How do men use uptalk? Linneman found that men use uptalk as a way to signal uncertainty. Linneman explained, “On average, women used uptalk nearly twice as often as men. However, if men responded incorrectly, their intonation betrayed their uncertainty: Their use of uptalk shot up dramatically.” On average, men who answered correctly used uptalk only 27 percent of the time. Among incorrect responses, men used uptalk 57 percent of the time. In contrast, a woman who answered correctly used uptalk 48 percent of the time, nearly as often as an incorrect man.
Men’s uptalk increased when they were less confident, and also when they were correcting women—but not men. When a man corrected another man—that is, following a man’s incorrect answer with a correct one—he used uptalk 22 percent of the time. When a man corrected another woman, though, he used uptalk 53 percent of the time. Linneman speculates that men are engaging in a kind of chivalry: men can be blunt with another man in public, but feel obliged to use a softer edge with a woman.

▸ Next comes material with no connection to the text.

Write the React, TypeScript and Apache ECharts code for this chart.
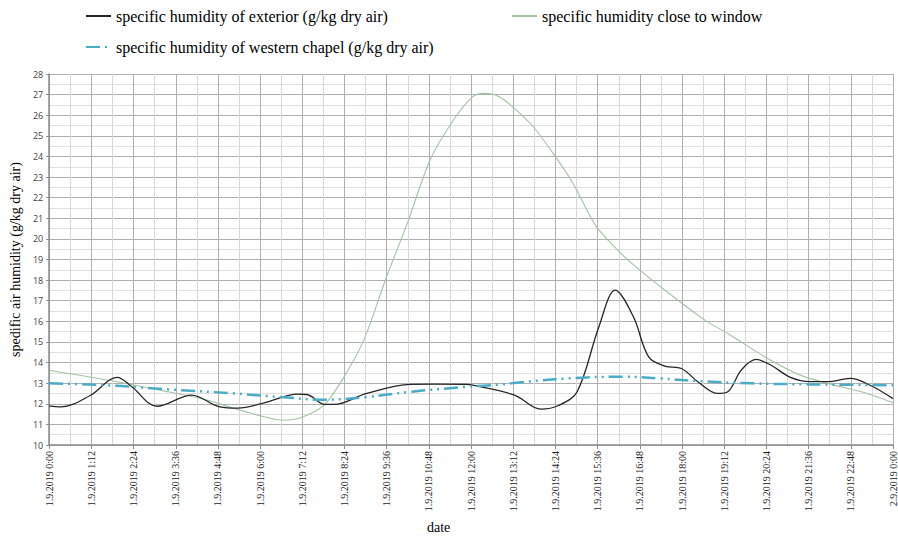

How do women use uptalk? As Linneman explains, “One of the most interesting findings coming out of the project is that success has an opposite effect on men and women on the show.” Linneman measured success in two ways: He compared challengers to returning champions, and he tracked how far ahead or behind contestants were when they responded. Linneman found that, “The more successful a man is on the show, the less he uses uptalk. The opposite is true for women…the more successful a woman is on the show, the more she uses uptalk.” Linneman suspects that this is “because women continue to feel they must apologize for their success.”